▶ Exercise requirements: All the data should be repeated exactly. Any image in it is left out.

▶ A block of data:
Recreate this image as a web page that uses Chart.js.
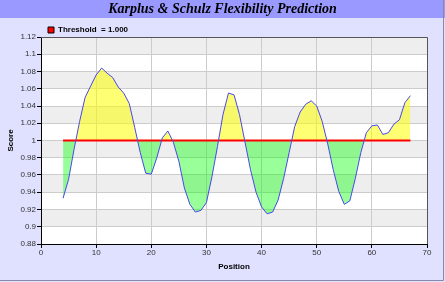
<!DOCTYPE html>
<html>
<head>
<meta charset="utf-8">
<script src="https://cdn.jsdelivr.net/npm/chart.js@4"></script>
<style>
  body { margin: 0; background: #e0e0ff; }
  canvas { display: block; }
</style>
</head>
<body>
<canvas id="myChart" width="445" height="282"></canvas>
<script>
// Karplus & Schulz flexibility
const positions = [4, 5, 6, 7, 8, 9, 10, 11, 12, 13, 14, 15, 16, 17, 18, 19, 20, 21, 22, 23, 24, 25,
    26, 27, 28, 29, 30, 31, 32, 33, 34, 35, 36, 37, 38, 39, 40, 41, 42, 43, 44, 45, 46, 47,
    48, 49, 50, 51, 52, 53, 54, 55, 56, 57, 58, 59, 60, 61, 62, 63, 64, 65, 66, 67];
const scores = [0.933, 0.955, 0.990, 1.022, 1.050, 1.063, 1.076, 1.084, 1.078, 1.073, 1.062, 1.055,
    1.043, 1.015, 0.986, 0.962, 0.961, 0.980, 1.003, 1.011, 0.998, 0.976, 0.945, 0.926,
    0.917, 0.919, 0.928, 0.958, 0.993, 1.030, 1.055, 1.053, 1.030, 0.998, 0.966, 0.940,
    0.923, 0.915, 0.917, 0.931, 0.956, 0.986, 1.016, 1.033, 1.042, 1.046, 1.040, 1.022,
    0.996, 0.966, 0.941, 0.926, 0.930, 0.956, 0.986, 1.009, 1.017, 1.018, 1.007, 1.009,
    1.019, 1.024, 1.044, 1.052];
const threshold = 1.0;
const thresholdLabel = 'Threshold  = 1.000';
const xTicks = [0, 70, 10];          // min, max, step
const yTicks = [0.88, 1.12, 0.02];   // min, max, step

const mainData = positions.map((p, i) => ({ x: p, y: scores[i] }));
const thresholdData = [
    { x: positions[0], y: threshold },
    { x: positions[positions.length - 1], y: threshold }
];

const sansFont = 'Liberation Sans, Arial, sans-serif';

// background, title bar, bands and frame
const backdrop = {
    id: 'backdrop',
    beforeInit(chart) {
        const fitLegend = chart.legend.fit;
        chart.legend.fit = function () {
            fitLegend.bind(chart.legend)();
            this.height = 18;
        };
    },
    beforeDraw(chart) {
        const { ctx, chartArea: a, scales: { y } } = chart;
        ctx.save();
        ctx.fillStyle = '#e0e0ff';
        ctx.fillRect(0, 0, chart.width, chart.height);
        ctx.fillStyle = '#9999ff';
        ctx.fillRect(0, 0, chart.width, 18);
        ctx.strokeStyle = '#8888aa';
        ctx.lineWidth = 1;
        ctx.beginPath();
        ctx.moveTo(chart.width - 1.5, 0);
        ctx.lineTo(chart.width - 1.5, chart.height - 1.5);
        ctx.lineTo(0, chart.height - 1.5);
        ctx.stroke();
        // alternating bands
        const [lo, hi, step] = yTicks;
        const n = Math.round((hi - lo) / step);
        for (let i = 0; i < n; i++) {
            const top = y.getPixelForValue(hi - i * step);
            const bot = y.getPixelForValue(hi - (i + 1) * step);
            ctx.fillStyle = i % 2 === 0 ? '#eeeeee' : '#ffffff';
            ctx.fillRect(a.left, top, a.right - a.left, bot - top);
        }
        ctx.restore();
    },
    afterDraw(chart) {
        const { ctx, chartArea: a } = chart;
        ctx.save();
        ctx.strokeStyle = '#555555';
        ctx.lineWidth = 1;
        ctx.beginPath();
        ctx.moveTo(a.left, a.top + 0.5);
        ctx.lineTo(a.right + 0.5, a.top + 0.5);
        ctx.lineTo(a.right + 0.5, a.bottom);
        ctx.stroke();
        ctx.restore();
    }
};

new Chart(document.getElementById('myChart').getContext('2d'), {
    type: 'line',
    data: {
        datasets: [{
            label: 'Score',
            data: mainData,
            borderColor: '#4848ee',
            borderWidth: 1,
            pointRadius: 0,
            tension: 0,
            fill: {
                target: { value: threshold },
                above: 'rgba(255, 255, 0, 0.55)',
                below: 'rgba(0, 255, 0, 0.4)'
            }
        }, {
            label: thresholdLabel,
            data: thresholdData,
            borderColor: '#ff0000',
            backgroundColor: '#ff0000',
            borderWidth: 2,
            pointRadius: 0,
            fill: false
        }]
    },
    options: {
        responsive: false,
        animation: false,
        layout: { padding: 0 },
        plugins: {
            filler: { drawTime: 'beforeDatasetsDraw' },
            title: {
                display: true,
                text: 'Karplus & Schulz Flexibility Prediction',
                color: '#000000',
                font: { family: 'Liberation Serif, Times New Roman, serif', size: 14, weight: 'bold', style: 'italic', lineHeight: 1.3 },
                padding: { top: 0, bottom: 0.8 }
            },
            legend: {
                display: true,
                position: 'top',
                align: 'start',
                fullSize: false,
                labels: {
                    boxWidth: 6,
                    boxHeight: 6,
                    padding: 7,
                    color: '#000000',
                    font: { family: sansFont, size: 8, weight: 'bold' },
                    filter: item => item.datasetIndex === 1,
                    generateLabels: chart => chart.data.datasets.map((ds, i) => ({
                        text: ds.label,
                        fillStyle: '#ff0000',
                        strokeStyle: '#000000',
                        lineWidth: 1,
                        datasetIndex: i
                    }))
                }
            },
            tooltip: { enabled: false }
        },
        scales: {
            x: {
                type: 'linear',
                min: xTicks[0],
                max: xTicks[1],
                afterFit: s => { s.height = 38; },
                ticks: {
                    stepSize: xTicks[2],
                    padding: 0,
                    color: '#333333',
                    font: { family: sansFont, size: 8 }
                },
                grid: { color: '#cccccc', tickColor: '#000000', tickLength: 4 },
                border: { color: '#000000' },
                title: {
                    display: true,
                    text: 'Position',
                    color: '#000000',
                    font: { family: sansFont, size: 8, weight: 'bold' },
                    padding: { top: 0, bottom: 10 }
                }
            },
            y: {
                min: yTicks[0],
                max: yTicks[1],
                afterFit: s => { s.width = 41; },
                ticks: {
                    stepSize: yTicks[2],
                    padding: 1,
                    color: '#333333',
                    font: { family: sansFont, size: 8 },
                    callback: v => String(+v.toFixed(2))
                },
                grid: { color: '#cccccc', tickColor: '#000000', tickLength: 4 },
                border: { color: '#000000' },
                title: {
                    display: true,
                    text: 'Score',
                    color: '#000000',
                    font: { family: sansFont, size: 8, weight: 'bold' },
                    padding: { top: 6, bottom: 0 }
                }
            },
            y2: {
                position: 'right',
                display: true,
                afterFit: s => { s.width = 18; },
                ticks: { display: false },
                grid: { display: false },
                border: { display: false }
            }
        }
    },
    plugins: [backdrop]
});
</script>
</body>
</html>
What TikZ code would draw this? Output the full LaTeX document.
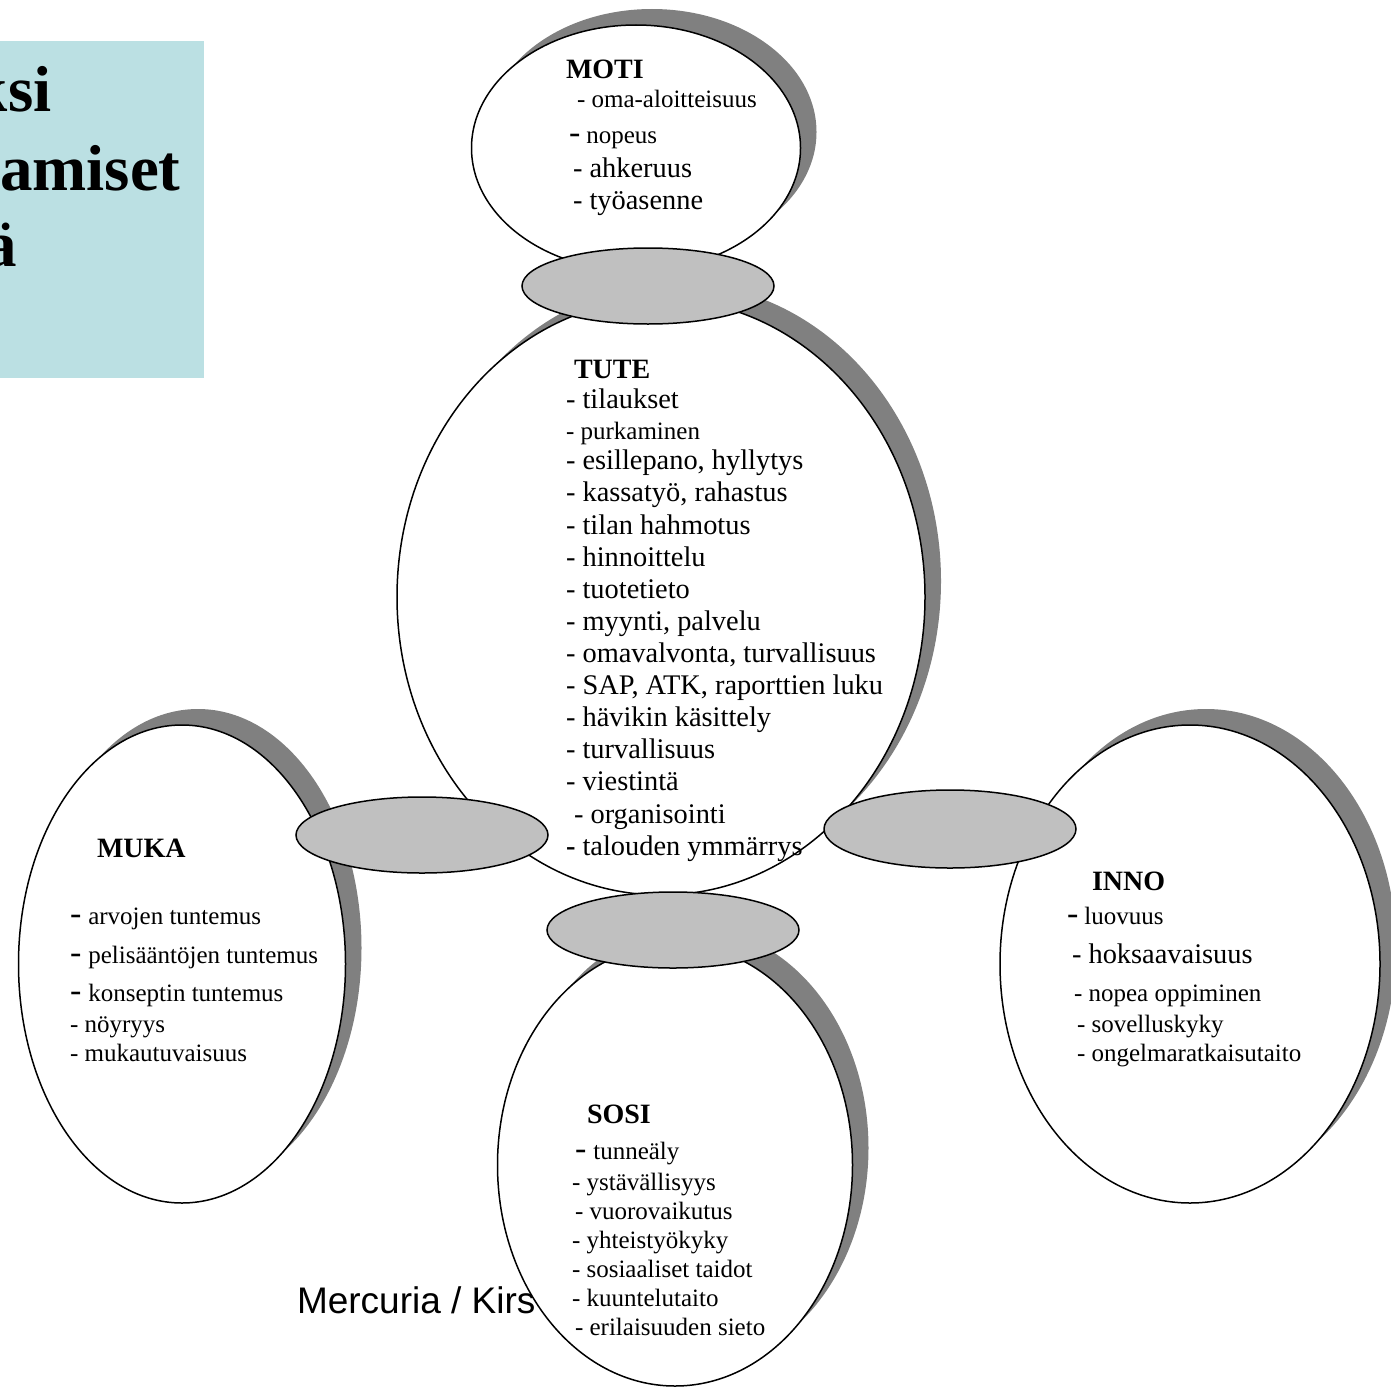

▶ Result:
Recreate this image as a web page that uses Chart.js.
<!DOCTYPE html>
<html>
<head>
<meta charset="utf-8">
<script src="https://cdn.jsdelivr.net/npm/chart.js@4"></script>
<style>
  body { margin: 0; background: #e0e0ff; }
  canvas { display: block; }
</style>
</head>
<body>
<canvas id="myChart" width="445" height="282"></canvas>
<script>
// Karplus & Schulz flexibility
const positions = [4, 5, 6, 7, 8, 9, 10, 11, 12, 13, 14, 15, 16, 17, 18, 19, 20, 21, 22, 23, 24, 25,
    26, 27, 28, 29, 30, 31, 32, 33, 34, 35, 36, 37, 38, 39, 40, 41, 42, 43, 44, 45, 46, 47,
    48, 49, 50, 51, 52, 53, 54, 55, 56, 57, 58, 59, 60, 61, 62, 63, 64, 65, 66, 67];
const scores = [0.933, 0.955, 0.990, 1.022, 1.050, 1.063, 1.076, 1.084, 1.078, 1.073, 1.062, 1.055,
    1.043, 1.015, 0.986, 0.962, 0.961, 0.980, 1.003, 1.011, 0.998, 0.976, 0.945, 0.926,
    0.917, 0.919, 0.928, 0.958, 0.993, 1.030, 1.055, 1.053, 1.030, 0.998, 0.966, 0.940,
    0.923, 0.915, 0.917, 0.931, 0.956, 0.986, 1.016, 1.033, 1.042, 1.046, 1.040, 1.022,
    0.996, 0.966, 0.941, 0.926, 0.930, 0.956, 0.986, 1.009, 1.017, 1.018, 1.007, 1.009,
    1.019, 1.024, 1.044, 1.052];
const threshold = 1.0;
const thresholdLabel = 'Threshold  = 1.000';
const xTicks = [0, 70, 10];          // min, max, step
const yTicks = [0.88, 1.12, 0.02];   // min, max, step

const mainData = positions.map((p, i) => ({ x: p, y: scores[i] }));
const thresholdData = [
    { x: positions[0], y: threshold },
    { x: positions[positions.length - 1], y: threshold }
];

const sansFont = 'Liberation Sans, Arial, sans-serif';

// background, title bar, bands and frame
const backdrop = {
    id: 'backdrop',
    beforeInit(chart) {
        const fitLegend = chart.legend.fit;
        chart.legend.fit = function () {
            fitLegend.bind(chart.legend)();
            this.height = 18;
        };
    },
    beforeDraw(chart) {
        const { ctx, chartArea: a, scales: { y } } = chart;
        ctx.save();
        ctx.fillStyle = '#e0e0ff';
        ctx.fillRect(0, 0, chart.width, chart.height);
        ctx.fillStyle = '#9999ff';
        ctx.fillRect(0, 0, chart.width, 18);
        ctx.strokeStyle = '#8888aa';
        ctx.lineWidth = 1;
        ctx.beginPath();
        ctx.moveTo(chart.width - 1.5, 0);
        ctx.lineTo(chart.width - 1.5, chart.height - 1.5);
        ctx.lineTo(0, chart.height - 1.5);
        ctx.stroke();
        // alternating bands
        const [lo, hi, step] = yTicks;
        const n = Math.round((hi - lo) / step);
        for (let i = 0; i < n; i++) {
            const top = y.getPixelForValue(hi - i * step);
            const bot = y.getPixelForValue(hi - (i + 1) * step);
            ctx.fillStyle = i % 2 === 0 ? '#eeeeee' : '#ffffff';
            ctx.fillRect(a.left, top, a.right - a.left, bot - top);
        }
        ctx.restore();
    },
    afterDraw(chart) {
        const { ctx, chartArea: a } = chart;
        ctx.save();
        ctx.strokeStyle = '#555555';
        ctx.lineWidth = 1;
        ctx.beginPath();
        ctx.moveTo(a.left, a.top + 0.5);
        ctx.lineTo(a.right + 0.5, a.top + 0.5);
        ctx.lineTo(a.right + 0.5, a.bottom);
        ctx.stroke();
        ctx.restore();
    }
};

new Chart(document.getElementById('myChart').getContext('2d'), {
    type: 'line',
    data: {
        datasets: [{
            label: 'Score',
            data: mainData,
            borderColor: '#4848ee',
            borderWidth: 1,
            pointRadius: 0,
            tension: 0,
            fill: {
                target: { value: threshold },
                above: 'rgba(255, 255, 0, 0.55)',
                below: 'rgba(0, 255, 0, 0.4)'
            }
        }, {
            label: thresholdLabel,
            data: thresholdData,
            borderColor: '#ff0000',
            backgroundColor: '#ff0000',
            borderWidth: 2,
            pointRadius: 0,
            fill: false
        }]
    },
    options: {
        responsive: false,
        animation: false,
        layout: { padding: 0 },
        plugins: {
            filler: { drawTime: 'beforeDatasetsDraw' },
            title: {
                display: true,
                text: 'Karplus & Schulz Flexibility Prediction',
                color: '#000000',
                font: { family: 'Liberation Serif, Times New Roman, serif', size: 14, weight: 'bold', style: 'italic', lineHeight: 1.3 },
                padding: { top: 0, bottom: 0.8 }
            },
            legend: {
                display: true,
                position: 'top',
                align: 'start',
                fullSize: false,
                labels: {
                    boxWidth: 6,
                    boxHeight: 6,
                    padding: 7,
                    color: '#000000',
                    font: { family: sansFont, size: 8, weight: 'bold' },
                    filter: item => item.datasetIndex === 1,
                    generateLabels: chart => chart.data.datasets.map((ds, i) => ({
                        text: ds.label,
                        fillStyle: '#ff0000',
                        strokeStyle: '#000000',
                        lineWidth: 1,
                        datasetIndex: i
                    }))
                }
            },
            tooltip: { enabled: false }
        },
        scales: {
            x: {
                type: 'linear',
                min: xTicks[0],
                max: xTicks[1],
                afterFit: s => { s.height = 38; },
                ticks: {
                    stepSize: xTicks[2],
                    padding: 0,
                    color: '#333333',
                    font: { family: sansFont, size: 8 }
                },
                grid: { color: '#cccccc', tickColor: '#000000', tickLength: 4 },
                border: { color: '#000000' },
                title: {
                    display: true,
                    text: 'Position',
                    color: '#000000',
                    font: { family: sansFont, size: 8, weight: 'bold' },
                    padding: { top: 0, bottom: 10 }
                }
            },
            y: {
                min: yTicks[0],
                max: yTicks[1],
                afterFit: s => { s.width = 41; },
                ticks: {
                    stepSize: yTicks[2],
                    padding: 1,
                    color: '#333333',
                    font: { family: sansFont, size: 8 },
                    callback: v => String(+v.toFixed(2))
                },
                grid: { color: '#cccccc', tickColor: '#000000', tickLength: 4 },
                border: { color: '#000000' },
                title: {
                    display: true,
                    text: 'Score',
                    color: '#000000',
                    font: { family: sansFont, size: 8, weight: 'bold' },
                    padding: { top: 6, bottom: 0 }
                }
            },
            y2: {
                position: 'right',
                display: true,
                afterFit: s => { s.width = 18; },
                ticks: { display: false },
                grid: { display: false },
                border: { display: false }
            }
        }
    },
    plugins: [backdrop]
});
</script>
</body>
</html>
What TikZ code would draw this? Output the full LaTeX document.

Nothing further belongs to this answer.